LaCalle v. Barquin, — So.2d —-, 2008 WL 3358300 (Fla. 3d DCA Aug 13, 2008)

Sometimes even when you’re right, you still lose (yet another example of the risks inherent to litigation).  In the linked-to case the 3d DCA reversed a probate court order dismissing a properly filed petition to establish and probate a lost will.  The 3d DCA based its reversal on the following:

1.  Ongoing probate of an earlier will does not preclude a later-filed petition to probate a lost will

3d DCA: [T]he trial court might have been swayed [into granting the motion to dismiss] by Movant’s argument that a petition to administer another earlier-dated will already had been granted. [This fact] does not preclude or estop the advancement of [a petition to establish and probate a lost will]. A petition for administration of a will and a petition to establish a lost or destroyed will in probate are different proceedings. See Lowy v. Roberts, 453 So.2d 886 (Fla. 3d DCA 1984).

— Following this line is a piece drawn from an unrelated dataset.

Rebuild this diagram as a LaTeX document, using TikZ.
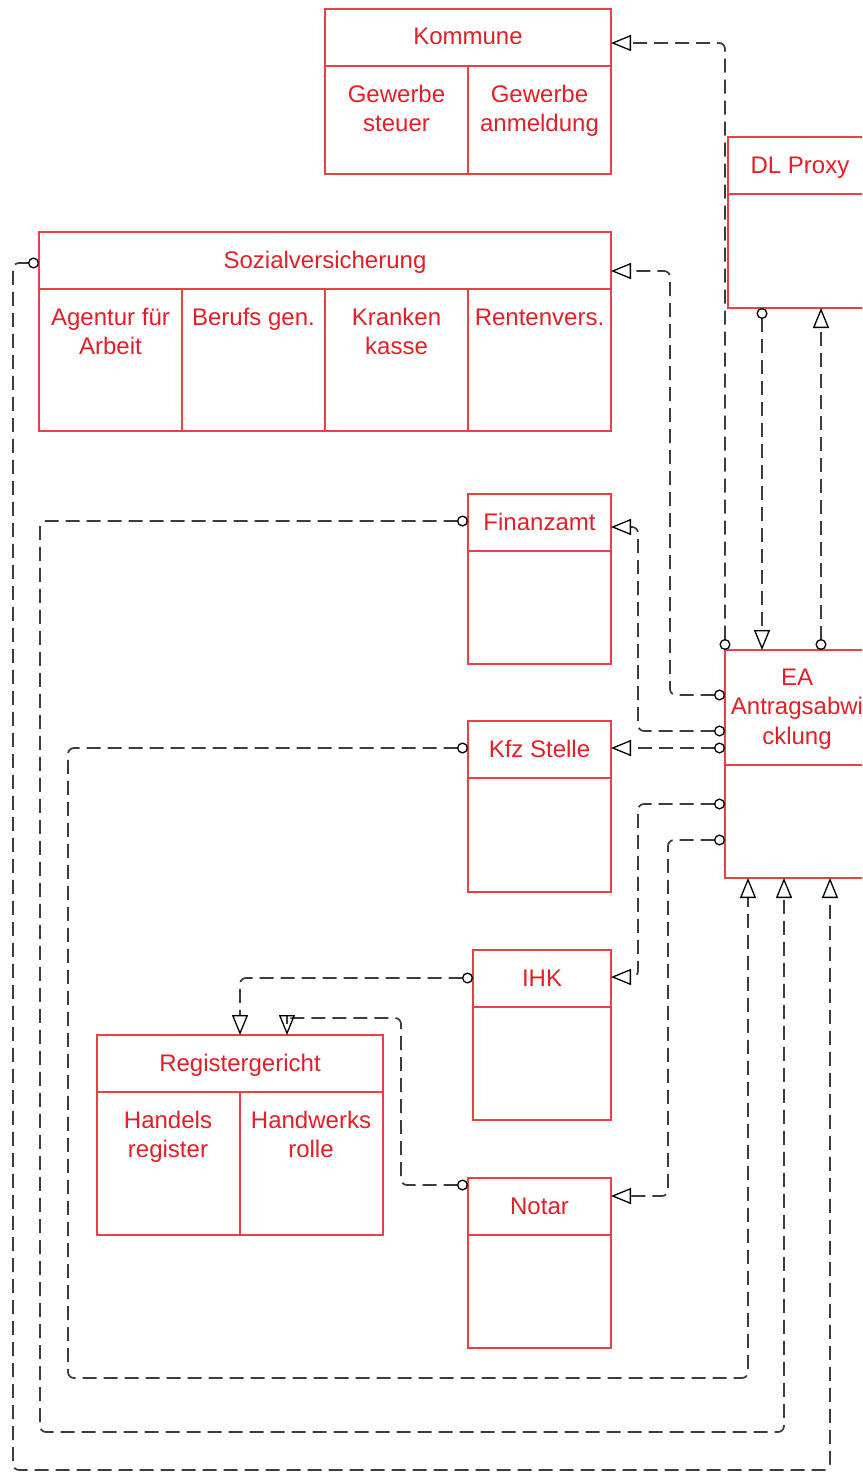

2.  Yes, even in probate, the rules for motions to dismiss still apply

3d DCA: The trial court might have been misled by affidavits-attached to the motion to dismiss-of the two parties alleged to have witnessed the execution of the destroyed will, stating they “do not recall” having witnessed the will’s execution  .  .  .   [I]t is apodictic that matters dehors the four corners of a complaint or petition may not be considered on a motion to dismiss. See Fla. Prob. R. 5.025(d)(2) (“[T]he proceedings [to probate a lost or destroyed will], as nearly as practicable, shall be conducted similar to suits of a civil nature and the Florida Rules of Civil Procedure shall govern, …”); see also Pizzi v. Cent. Bank & Trust Co., 250 So.2d 895, 897 (Fla.1971) (holding-on a motion to dismiss-that “[t]he court must confine itself strictly to the allegations within the four corners of the complaint” (quoting Kest v. Nathanson, 216 So.2d 233, 235 (Fla. 4th DCA 1968))); N.E. at West Palm Beach, Inc. v. Horowitz, 471 So.2d 570, 570-71 (Fla. 3d DCA 1985) (“The purpose of a motion to dismiss is to ascertain whether a plaintiff has alleged a good cause of action and the court must confine itself strictly to the four corners of the complaint.”).

Lesson learned?

Florida’s probate courts are underfunded and overworked. So it should come as a surprise to no one that smart, well meaning judges will make mistakes from time to time.  So how do we and our clients “deal” with this fact?  If at all possible, negotiate a settlement.  If that doesn’t work, take full advantage of the other ADR tools available to Florida litigants [click here].  If that doesn’t work and you find yourself in court in spite of your best efforts, plan accordingly.

First, factor in the risk of an appeal (or multiple appeals) into your litigation budget. If your client has set aside $10,000 or $100,000 or $1,000,000 to spend on your case, make sure a good % of that budget is set aside to pay for appeals.  Second, manage expectations. No matter how badly your client wants to be assured his case is a slam dunk (and how many times he asks you), don’t fall for that trap. Keep reminding him of the facts of life: in litigation, even when you’re right, you can still spend a lot of money and lose.